Exercise goal: Set the listing down again in full, word for word, with the pictures left out.

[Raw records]
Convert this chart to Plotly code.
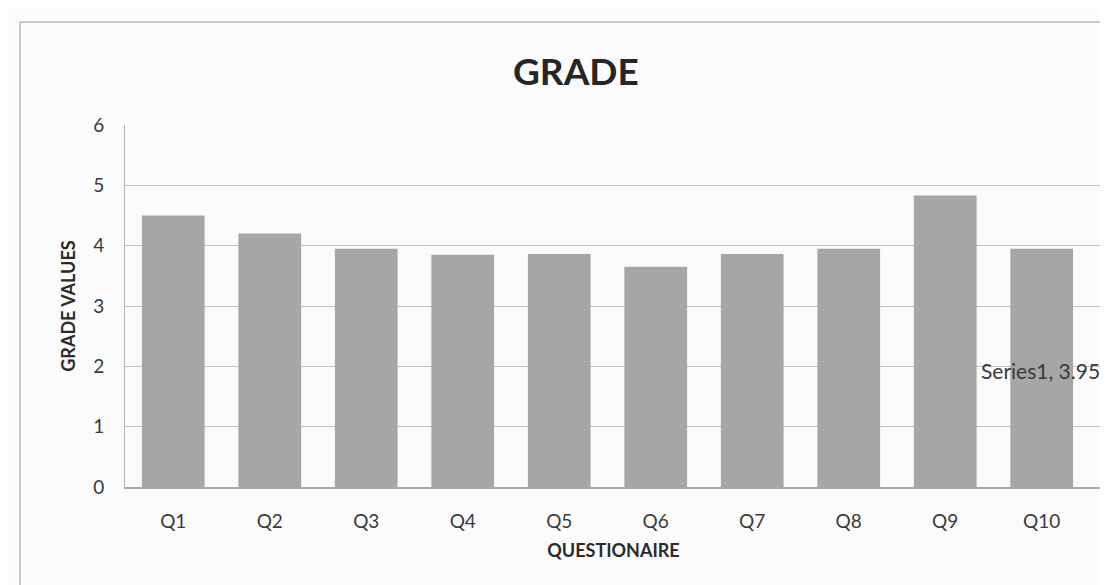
import plotly.graph_objects as go

categories = ["Q1", "Q2", "Q3", "Q4", "Q5", "Q6", "Q7", "Q8", "Q9", "Q10"]
values = [4.5, 4.2, 3.95, 3.85, 3.86, 3.65, 3.86, 3.95, 4.83, 3.95]
y_ticks = [0, 1, 2, 3, 4, 5, 6]
series_name = "Series1"

W, H = 1108, 585
L, R, T, B = 117, 14, 117, 106

fig = go.Figure()
fig.add_trace(go.Bar(
    x=categories, y=values, name=series_name,
    marker=dict(color="#a6a6a6", line=dict(width=0)),
    showlegend=False,
))

FONT = "Lato, 'Open Sans', sans-serif"

fig.update_layout(
    width=W, height=H,
    margin=dict(l=L, r=R, t=T, b=B),
    paper_bgcolor="#fbfbfc",
    plot_bgcolor="#fbfbfc",
    bargap=0.35,
    font=dict(family=FONT, color="#3a3a3a", size=19),
    xaxis=dict(
        showgrid=False,
        showline=True, linecolor="#a9a9a9", linewidth=1.5,
        ticks="", tickfont=dict(size=19, color="#3a3a3a"),
        ticklabelstandoff=16,
        title=dict(text="<b>QUESTIONAIRE</b>", font=dict(size=18, color="#2a2a2a"), standoff=14),
    ),
    yaxis=dict(
        range=[0, 6], tickvals=y_ticks,
        showgrid=True, gridcolor="#bfc0c6", gridwidth=1.2,
        showline=True, linecolor="#b5b5b5", linewidth=1,
        zeroline=False,
        ticks="", tickfont=dict(size=19, color="#3a3a3a"),
        ticklabelstandoff=16,
        title=dict(text="<b>GRADE VALUES</b>", font=dict(size=18, color="#2a2a2a"), standoff=12),
    ),
)

# chart title
fig.add_annotation(
    text="<b>GRADE</b>", xref="paper", yref="paper",
    x=(568 - L) / (W - L - R), y=1 + (T - 62) / (H - T - B),
    xanchor="center", yanchor="middle", showarrow=False,
    font=dict(size=37, family=FONT, color="#262626"),
)

# detached data label
fig.add_annotation(
    text=f"{series_name}, {values[-1]}", x=8.35, y=1.93,
    xref="x", yref="y", xanchor="left", yanchor="middle", showarrow=False,
    font=dict(size=21, family=FONT, color="#3a3a3a"),
)

# outer frame (top and left edges visible in the scan)
fig.add_shape(type="line", xref="paper", yref="paper",
              x0=(12 - L) / (W - L - R), x1=1 + R / (W - L - R),
              y0=1 + (T - 14) / (H - T - B), y1=1 + (T - 14) / (H - T - B),
              line=dict(color="#b8b8be", width=1.5))
fig.add_shape(type="line", xref="paper", yref="paper",
              x0=(12 - L) / (W - L - R), x1=(12 - L) / (W - L - R),
              y0=-B / (H - T - B), y1=1 + (T - 14) / (H - T - B),
              line=dict(color="#b8b8be", width=1.5))

fig.write_html("out.html")
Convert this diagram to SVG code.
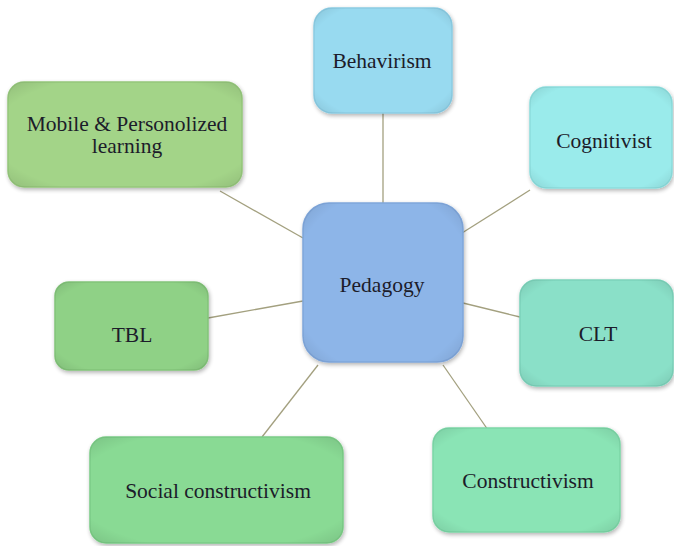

Response to this task:
Convert this chart to Plotly code.
import plotly.graph_objects as go

categories = ["Q1", "Q2", "Q3", "Q4", "Q5", "Q6", "Q7", "Q8", "Q9", "Q10"]
values = [4.5, 4.2, 3.95, 3.85, 3.86, 3.65, 3.86, 3.95, 4.83, 3.95]
y_ticks = [0, 1, 2, 3, 4, 5, 6]
series_name = "Series1"

W, H = 1108, 585
L, R, T, B = 117, 14, 117, 106

fig = go.Figure()
fig.add_trace(go.Bar(
    x=categories, y=values, name=series_name,
    marker=dict(color="#a6a6a6", line=dict(width=0)),
    showlegend=False,
))

FONT = "Lato, 'Open Sans', sans-serif"

fig.update_layout(
    width=W, height=H,
    margin=dict(l=L, r=R, t=T, b=B),
    paper_bgcolor="#fbfbfc",
    plot_bgcolor="#fbfbfc",
    bargap=0.35,
    font=dict(family=FONT, color="#3a3a3a", size=19),
    xaxis=dict(
        showgrid=False,
        showline=True, linecolor="#a9a9a9", linewidth=1.5,
        ticks="", tickfont=dict(size=19, color="#3a3a3a"),
        ticklabelstandoff=16,
        title=dict(text="<b>QUESTIONAIRE</b>", font=dict(size=18, color="#2a2a2a"), standoff=14),
    ),
    yaxis=dict(
        range=[0, 6], tickvals=y_ticks,
        showgrid=True, gridcolor="#bfc0c6", gridwidth=1.2,
        showline=True, linecolor="#b5b5b5", linewidth=1,
        zeroline=False,
        ticks="", tickfont=dict(size=19, color="#3a3a3a"),
        ticklabelstandoff=16,
        title=dict(text="<b>GRADE VALUES</b>", font=dict(size=18, color="#2a2a2a"), standoff=12),
    ),
)

# chart title
fig.add_annotation(
    text="<b>GRADE</b>", xref="paper", yref="paper",
    x=(568 - L) / (W - L - R), y=1 + (T - 62) / (H - T - B),
    xanchor="center", yanchor="middle", showarrow=False,
    font=dict(size=37, family=FONT, color="#262626"),
)

# detached data label
fig.add_annotation(
    text=f"{series_name}, {values[-1]}", x=8.35, y=1.93,
    xref="x", yref="y", xanchor="left", yanchor="middle", showarrow=False,
    font=dict(size=21, family=FONT, color="#3a3a3a"),
)

# outer frame (top and left edges visible in the scan)
fig.add_shape(type="line", xref="paper", yref="paper",
              x0=(12 - L) / (W - L - R), x1=1 + R / (W - L - R),
              y0=1 + (T - 14) / (H - T - B), y1=1 + (T - 14) / (H - T - B),
              line=dict(color="#b8b8be", width=1.5))
fig.add_shape(type="line", xref="paper", yref="paper",
              x0=(12 - L) / (W - L - R), x1=(12 - L) / (W - L - R),
              y0=-B / (H - T - B), y1=1 + (T - 14) / (H - T - B),
              line=dict(color="#b8b8be", width=1.5))

fig.write_html("out.html")
Convert this diagram to SVG code.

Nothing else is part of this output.